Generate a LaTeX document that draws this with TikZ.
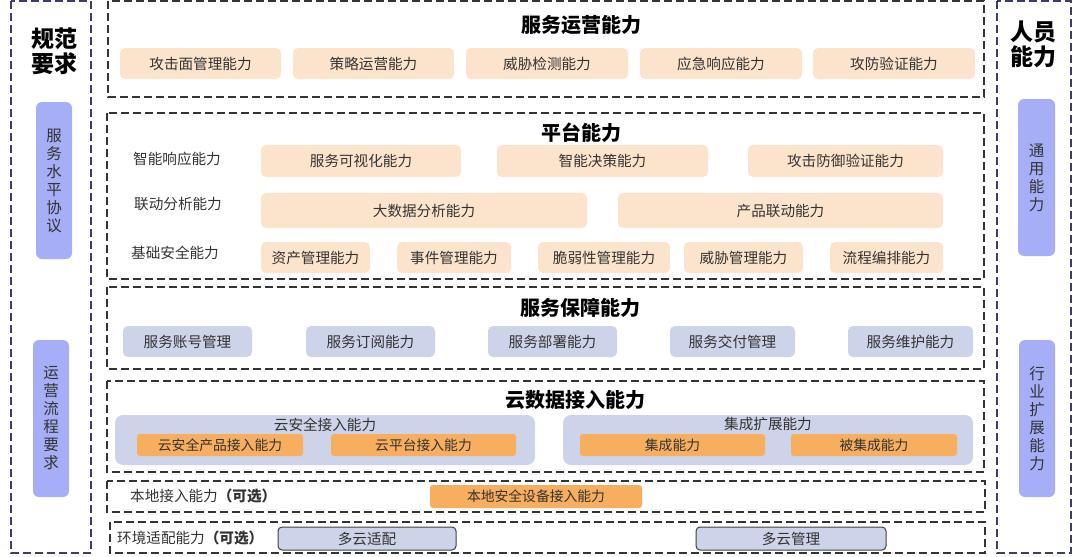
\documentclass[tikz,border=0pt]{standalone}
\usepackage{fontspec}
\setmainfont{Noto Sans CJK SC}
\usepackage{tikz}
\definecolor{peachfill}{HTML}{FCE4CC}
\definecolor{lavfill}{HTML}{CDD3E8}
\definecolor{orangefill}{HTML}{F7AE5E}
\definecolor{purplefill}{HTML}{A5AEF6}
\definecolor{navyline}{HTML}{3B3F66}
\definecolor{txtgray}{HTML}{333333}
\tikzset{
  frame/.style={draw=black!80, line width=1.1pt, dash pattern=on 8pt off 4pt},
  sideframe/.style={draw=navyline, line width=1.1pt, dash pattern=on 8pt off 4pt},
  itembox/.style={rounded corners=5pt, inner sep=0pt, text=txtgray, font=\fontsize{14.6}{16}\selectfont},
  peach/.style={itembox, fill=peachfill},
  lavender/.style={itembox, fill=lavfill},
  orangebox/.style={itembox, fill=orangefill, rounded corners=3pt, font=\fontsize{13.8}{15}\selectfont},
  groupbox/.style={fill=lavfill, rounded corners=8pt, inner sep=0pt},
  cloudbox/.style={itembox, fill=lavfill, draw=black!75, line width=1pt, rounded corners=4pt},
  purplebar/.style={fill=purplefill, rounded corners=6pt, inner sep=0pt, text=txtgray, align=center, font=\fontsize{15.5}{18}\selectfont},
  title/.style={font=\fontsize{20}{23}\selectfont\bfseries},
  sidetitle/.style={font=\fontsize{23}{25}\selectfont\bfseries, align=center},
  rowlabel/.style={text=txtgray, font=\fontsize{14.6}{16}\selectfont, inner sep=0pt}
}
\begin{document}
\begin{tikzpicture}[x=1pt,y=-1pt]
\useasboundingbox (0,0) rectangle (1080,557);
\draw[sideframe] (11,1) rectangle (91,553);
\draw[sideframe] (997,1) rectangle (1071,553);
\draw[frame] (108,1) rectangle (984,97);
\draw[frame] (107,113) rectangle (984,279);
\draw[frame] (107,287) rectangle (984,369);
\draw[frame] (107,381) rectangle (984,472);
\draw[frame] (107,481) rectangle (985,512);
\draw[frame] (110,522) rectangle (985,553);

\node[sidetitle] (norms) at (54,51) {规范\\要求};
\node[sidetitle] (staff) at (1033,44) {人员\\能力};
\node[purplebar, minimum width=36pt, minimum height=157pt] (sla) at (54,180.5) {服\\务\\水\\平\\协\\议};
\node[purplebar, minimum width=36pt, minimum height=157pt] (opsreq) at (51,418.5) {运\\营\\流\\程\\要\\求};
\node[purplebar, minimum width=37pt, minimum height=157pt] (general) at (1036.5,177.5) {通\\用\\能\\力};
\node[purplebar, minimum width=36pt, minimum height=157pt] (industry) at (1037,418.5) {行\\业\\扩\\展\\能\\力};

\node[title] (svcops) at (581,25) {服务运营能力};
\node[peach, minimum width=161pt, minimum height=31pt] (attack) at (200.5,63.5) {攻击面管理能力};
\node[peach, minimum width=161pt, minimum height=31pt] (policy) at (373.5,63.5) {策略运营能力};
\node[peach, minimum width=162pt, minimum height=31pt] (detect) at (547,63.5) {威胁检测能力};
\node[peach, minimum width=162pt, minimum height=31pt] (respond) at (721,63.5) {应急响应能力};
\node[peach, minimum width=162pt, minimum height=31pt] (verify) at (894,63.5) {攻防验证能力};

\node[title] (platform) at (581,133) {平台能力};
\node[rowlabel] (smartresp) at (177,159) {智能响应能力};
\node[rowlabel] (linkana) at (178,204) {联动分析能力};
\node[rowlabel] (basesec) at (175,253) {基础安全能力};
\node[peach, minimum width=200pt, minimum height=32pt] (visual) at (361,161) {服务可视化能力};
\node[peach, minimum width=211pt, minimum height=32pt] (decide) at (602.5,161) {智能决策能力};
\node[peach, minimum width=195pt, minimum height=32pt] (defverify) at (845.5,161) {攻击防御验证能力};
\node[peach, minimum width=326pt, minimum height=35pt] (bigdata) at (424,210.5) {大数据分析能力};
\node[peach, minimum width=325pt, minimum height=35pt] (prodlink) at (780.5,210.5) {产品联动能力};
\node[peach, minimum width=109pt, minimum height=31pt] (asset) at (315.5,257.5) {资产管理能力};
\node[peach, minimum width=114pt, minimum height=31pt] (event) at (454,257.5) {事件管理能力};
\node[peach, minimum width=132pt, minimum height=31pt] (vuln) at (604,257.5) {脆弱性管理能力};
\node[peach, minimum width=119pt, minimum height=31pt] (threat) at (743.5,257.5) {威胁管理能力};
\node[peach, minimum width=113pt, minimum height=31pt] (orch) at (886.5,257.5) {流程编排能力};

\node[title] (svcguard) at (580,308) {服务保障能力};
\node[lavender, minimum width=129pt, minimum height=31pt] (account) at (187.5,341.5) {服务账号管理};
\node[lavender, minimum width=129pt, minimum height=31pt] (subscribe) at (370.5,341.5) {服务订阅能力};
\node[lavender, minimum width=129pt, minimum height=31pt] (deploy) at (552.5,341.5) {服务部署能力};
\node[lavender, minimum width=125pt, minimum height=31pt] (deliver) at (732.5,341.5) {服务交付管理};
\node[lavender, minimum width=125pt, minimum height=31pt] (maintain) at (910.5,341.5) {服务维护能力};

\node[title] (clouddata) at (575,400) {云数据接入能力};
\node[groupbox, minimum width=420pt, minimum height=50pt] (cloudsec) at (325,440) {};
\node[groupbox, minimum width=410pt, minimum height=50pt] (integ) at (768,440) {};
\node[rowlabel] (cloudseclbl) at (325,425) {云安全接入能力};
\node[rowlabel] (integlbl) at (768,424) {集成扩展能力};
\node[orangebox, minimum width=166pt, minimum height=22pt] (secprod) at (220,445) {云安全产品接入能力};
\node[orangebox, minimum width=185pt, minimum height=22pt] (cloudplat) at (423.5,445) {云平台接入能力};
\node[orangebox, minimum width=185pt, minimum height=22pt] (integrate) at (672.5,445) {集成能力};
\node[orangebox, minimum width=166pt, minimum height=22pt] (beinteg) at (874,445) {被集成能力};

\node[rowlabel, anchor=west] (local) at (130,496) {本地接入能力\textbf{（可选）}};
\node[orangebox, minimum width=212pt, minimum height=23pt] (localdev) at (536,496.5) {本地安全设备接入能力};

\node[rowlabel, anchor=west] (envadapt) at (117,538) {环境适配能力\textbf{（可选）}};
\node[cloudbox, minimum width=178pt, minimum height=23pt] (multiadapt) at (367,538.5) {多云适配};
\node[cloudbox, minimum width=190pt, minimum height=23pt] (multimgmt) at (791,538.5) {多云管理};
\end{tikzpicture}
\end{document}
* * *
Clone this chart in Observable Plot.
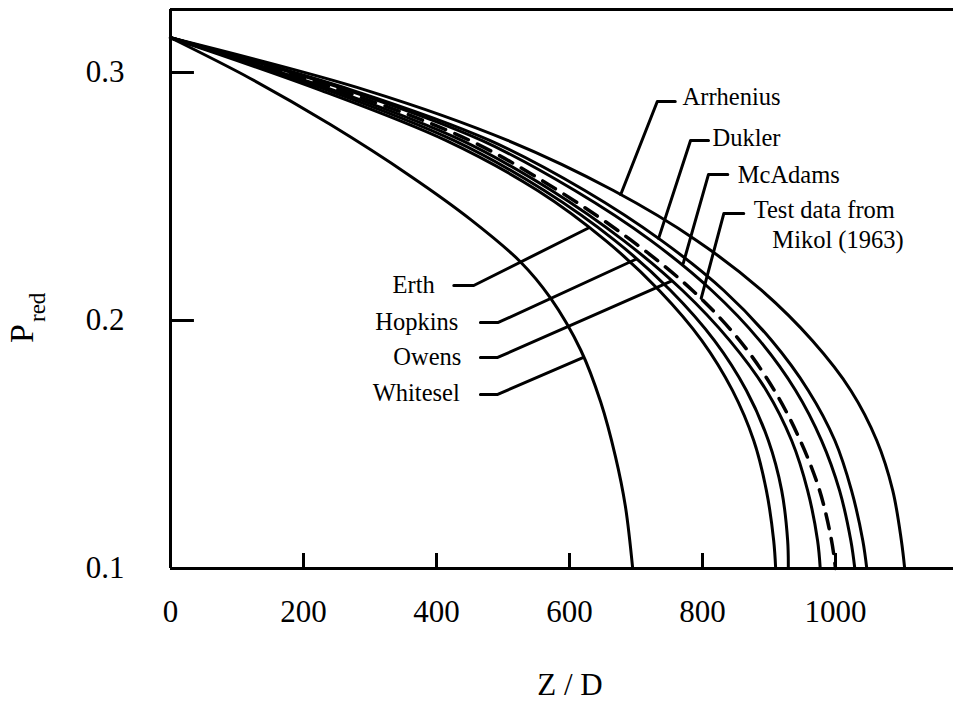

* Exercise: Copy out each line of the records where the string "this" appears.

* Task output:
Generate a LaTeX document that draws this with TikZ.
Clone this chart in Observable Plot.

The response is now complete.